Dr. Glass Slipper
Dr. Casey Ann Pidich is a podiatrist that resides in the busy city of New York City as she balances blogging and podiatry to provide the latest comfort in shoes for her patients.
Q1: Why did you choose podiatry?
I love podiatry because I love to help people! If you ever experience pain in your foot, then you know that it can be very detrimental and really affect your daily lifestyle. I love helping others, but I am not alone, I am fully integrated with other health care professions: I work with physical therapists, orthopedics, and primary care doctors, all as a team to help my patients.
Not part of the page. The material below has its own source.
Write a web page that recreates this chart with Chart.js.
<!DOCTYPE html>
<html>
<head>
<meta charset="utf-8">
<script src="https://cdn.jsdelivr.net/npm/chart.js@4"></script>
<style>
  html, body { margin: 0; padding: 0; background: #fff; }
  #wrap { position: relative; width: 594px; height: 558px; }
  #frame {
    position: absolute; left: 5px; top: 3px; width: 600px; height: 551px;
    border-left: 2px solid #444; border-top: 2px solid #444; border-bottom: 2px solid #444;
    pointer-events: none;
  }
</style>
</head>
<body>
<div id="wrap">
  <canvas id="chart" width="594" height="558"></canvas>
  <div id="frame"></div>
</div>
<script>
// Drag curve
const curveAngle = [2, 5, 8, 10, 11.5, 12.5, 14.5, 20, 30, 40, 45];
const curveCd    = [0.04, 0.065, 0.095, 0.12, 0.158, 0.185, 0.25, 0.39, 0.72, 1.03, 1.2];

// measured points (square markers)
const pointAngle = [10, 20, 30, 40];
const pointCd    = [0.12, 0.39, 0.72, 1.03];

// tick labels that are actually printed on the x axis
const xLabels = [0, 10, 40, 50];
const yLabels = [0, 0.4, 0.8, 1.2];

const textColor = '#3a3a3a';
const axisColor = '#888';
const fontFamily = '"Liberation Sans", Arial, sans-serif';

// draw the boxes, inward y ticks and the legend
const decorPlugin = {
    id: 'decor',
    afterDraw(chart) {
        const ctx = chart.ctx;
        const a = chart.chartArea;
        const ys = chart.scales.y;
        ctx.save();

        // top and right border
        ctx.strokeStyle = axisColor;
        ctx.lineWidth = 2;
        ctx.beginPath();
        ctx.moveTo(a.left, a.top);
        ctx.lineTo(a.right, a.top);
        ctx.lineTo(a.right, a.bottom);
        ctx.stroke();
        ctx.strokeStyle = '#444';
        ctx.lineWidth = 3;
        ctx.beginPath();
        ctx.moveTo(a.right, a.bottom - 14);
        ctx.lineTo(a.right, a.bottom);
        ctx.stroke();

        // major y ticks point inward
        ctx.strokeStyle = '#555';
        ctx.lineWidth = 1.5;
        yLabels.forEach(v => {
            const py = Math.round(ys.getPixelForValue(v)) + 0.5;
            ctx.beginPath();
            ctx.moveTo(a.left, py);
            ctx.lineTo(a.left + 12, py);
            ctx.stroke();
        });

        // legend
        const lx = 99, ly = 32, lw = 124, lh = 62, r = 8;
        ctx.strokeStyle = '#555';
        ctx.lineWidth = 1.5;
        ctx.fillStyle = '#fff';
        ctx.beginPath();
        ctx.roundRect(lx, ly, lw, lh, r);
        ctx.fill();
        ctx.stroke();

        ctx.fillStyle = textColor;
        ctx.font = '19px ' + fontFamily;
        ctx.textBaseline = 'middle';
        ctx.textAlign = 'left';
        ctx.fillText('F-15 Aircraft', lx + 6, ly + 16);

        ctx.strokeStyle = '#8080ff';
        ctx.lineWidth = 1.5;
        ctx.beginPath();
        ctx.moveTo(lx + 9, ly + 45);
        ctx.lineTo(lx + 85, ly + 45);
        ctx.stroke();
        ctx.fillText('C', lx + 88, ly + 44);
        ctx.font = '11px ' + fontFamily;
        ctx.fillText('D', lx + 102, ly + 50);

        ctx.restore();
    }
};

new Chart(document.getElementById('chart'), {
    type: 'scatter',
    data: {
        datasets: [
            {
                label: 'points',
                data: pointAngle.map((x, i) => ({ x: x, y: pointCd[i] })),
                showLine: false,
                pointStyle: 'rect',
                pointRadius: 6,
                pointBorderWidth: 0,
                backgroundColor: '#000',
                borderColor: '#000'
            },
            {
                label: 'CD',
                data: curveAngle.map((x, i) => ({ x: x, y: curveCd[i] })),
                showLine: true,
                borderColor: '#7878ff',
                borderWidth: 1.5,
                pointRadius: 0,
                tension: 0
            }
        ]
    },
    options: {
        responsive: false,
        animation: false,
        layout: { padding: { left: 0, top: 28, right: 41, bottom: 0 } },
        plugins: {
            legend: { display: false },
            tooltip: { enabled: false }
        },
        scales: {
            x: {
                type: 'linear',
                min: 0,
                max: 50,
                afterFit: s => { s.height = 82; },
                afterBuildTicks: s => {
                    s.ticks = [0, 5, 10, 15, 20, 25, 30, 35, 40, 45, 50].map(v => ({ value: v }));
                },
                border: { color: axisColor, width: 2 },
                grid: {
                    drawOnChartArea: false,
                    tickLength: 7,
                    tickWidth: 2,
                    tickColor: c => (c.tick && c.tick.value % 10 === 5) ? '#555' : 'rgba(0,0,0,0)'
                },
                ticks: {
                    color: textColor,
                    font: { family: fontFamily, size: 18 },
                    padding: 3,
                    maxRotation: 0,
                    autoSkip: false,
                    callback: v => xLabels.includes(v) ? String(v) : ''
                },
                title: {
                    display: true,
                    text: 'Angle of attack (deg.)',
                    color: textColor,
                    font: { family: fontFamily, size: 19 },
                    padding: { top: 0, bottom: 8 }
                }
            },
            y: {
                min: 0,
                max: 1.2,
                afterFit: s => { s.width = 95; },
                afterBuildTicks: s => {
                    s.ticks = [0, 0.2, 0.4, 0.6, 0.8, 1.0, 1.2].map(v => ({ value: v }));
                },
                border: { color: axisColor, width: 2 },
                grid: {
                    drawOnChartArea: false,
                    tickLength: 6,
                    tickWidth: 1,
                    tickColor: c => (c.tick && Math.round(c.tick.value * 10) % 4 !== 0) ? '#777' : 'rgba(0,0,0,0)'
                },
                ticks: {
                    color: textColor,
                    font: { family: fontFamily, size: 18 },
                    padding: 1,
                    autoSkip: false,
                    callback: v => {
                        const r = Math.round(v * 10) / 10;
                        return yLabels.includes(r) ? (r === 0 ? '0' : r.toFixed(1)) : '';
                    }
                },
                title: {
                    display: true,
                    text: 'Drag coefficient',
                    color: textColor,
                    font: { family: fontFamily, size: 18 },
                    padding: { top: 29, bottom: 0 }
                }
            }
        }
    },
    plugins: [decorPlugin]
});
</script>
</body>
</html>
So how did I get exposed to the field of podiatry? I used to work the night shift at the hospital, and after 2 weeks I started developing heel pain. At the time, I meet a podiatrist who was rounding on his patients. He was so wonderful, he told me exactly what I should be doing to treat it: resting, icing, and stretching. From this experience I decided to shadow a podiatrist, to see how this health care profession is like. The personal care and personal attention I received from that doctor made such a difference, and it helped me feel so good. Initially, I didn’t know much about the field of podiatry. I was in college doing pre-med and was about to apply to a D.O. school, but never did I ever consider going to podiatry school until that time during the hospital.
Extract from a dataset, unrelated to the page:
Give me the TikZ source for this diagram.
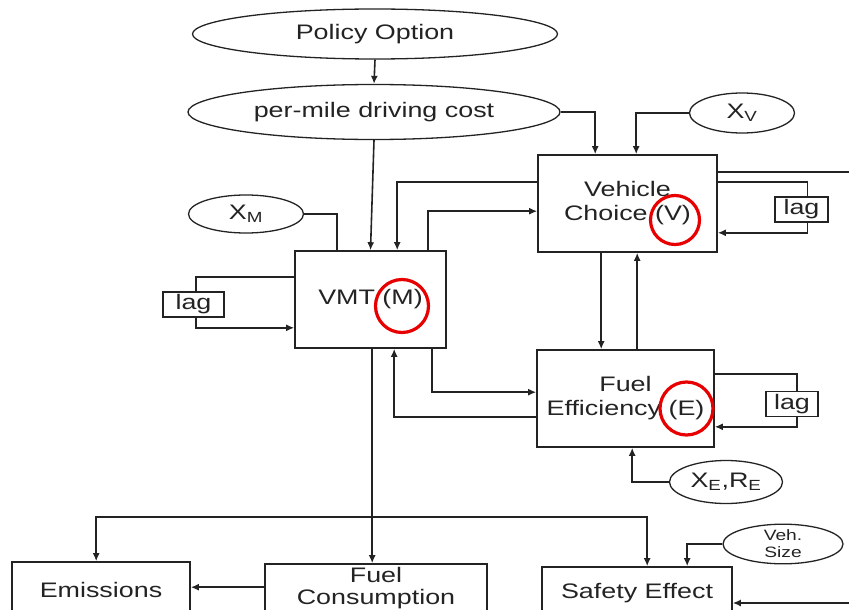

Becoming a Podiatrist is a big commitment. I finished my 2-year surgical residency at NYU Bellevue Hospital in Manhattan. I am now in full clinical practice, seeing patients and helping them with their needs. I studied a lot to become a doctor and I love the profession. I love it and I love helping people!
Q2: What inspired you to create the Dr. Glass Slipper brand?
I personally had a difficult time finding shoes in the real world. When I was a resident, I wore clogs every day. It was easy, I would just get up out of bed, and slip into scrubs and comfortable hospital shoes! However, once I graduated, I started to dress more professionally. In other words, no more scrubs. Once I started working in the real world, I came to realize that I couldn’t find shoes that looked great AND were comfortable.
So I did research trying to find different comfortable stylish shoe brands. This research led me to start blogging, “the name sparked!’. My blogging name became Dr. Glass Slipper, given to me by a friend. While blogging, I learned many valuable things like self-managing, photo editing, and coding. It’s been a really incredible learning experience. My goals are to introduce women to more comfortable brands and give more options so women don’t have to sacrifice comfort for fashion.
Q3: A day in the life of a podiatrist:
How does my typical day entail, you might ask? I used to work 5-6 days a week and was a surgical attending here in New York. However, about 1 year ago, I was offered a position in private practice to work evenings, just 3 evenings a week. This allowed me to focus on blogging, which is my passion, so I am very fortunate. Even though I just work 3 days a week, I still see a lot of patients. From 5pm to 9pm is when everyone is out of work. This schedule works perfectly for me and my patients. In a busy city that works 8-5pm, I am available after hours to treat my patients.
I see about 30 patients in a couple of hours. During the day I blog; it’s a lot of work. There is a tremendous amount of work on the backside that people don’t see. Companies try to contact you, they send you clothes, there are dozens of emails per hour that need to be answered, and I still need to find topics, ideas, and trends to post daily and write about. I have to coordinate different outfits together, schedule professional photography sessions, and repeat.
I do most of the work myself and it can take up a lot of time. Usually, I prepare 1.5 months in advance since there are so many technical parts I need to arrange. In addition, I am starting to become a shoe consultant. I’m currently negotiating with companies who hire podiatrists to improve their shoe designs and offer feedback. I am constantly growing and staying busy and I love it!
Q4: What are good habits to have that you learned from residency that transferred to your practice?
My favorite attending, who just passed away, was a great mentor to me. He made me feel good and helped me so much during my training. He taught me to treat my patients like friends or family. Treat them as you would like to be treated when visiting a doctor. Listen to their pain and suffering and be proficient with small talk. A 15-minute talk during your clinic hours needs to be efficient. The effectiveness of human interaction during a doctor’s visit is memorable in your patient’s mind.
The effectiveness of human interaction during a doctor’s visit is memorable in your patient’s mind.
Q5: What are 3 quick tips to give to current podiatry students
1) Study hard to pass everything
2) make friends, and
3) find time to relax
During my time in podiatry medical school, I studied with one of my best friends, who had gone to medical school in Africa. He was kind enough to tutor me since he was very proficient with internal medicine and pharmacology. We became such good friends in school that we currently work in practice together. Always work hard, but don’t forget to take some time off as well. Relax, do something else, I used to go walk around in Central Park, and go try on shoes at stores at Bergdorfs and Bloomingdales. Enjoy it while you can!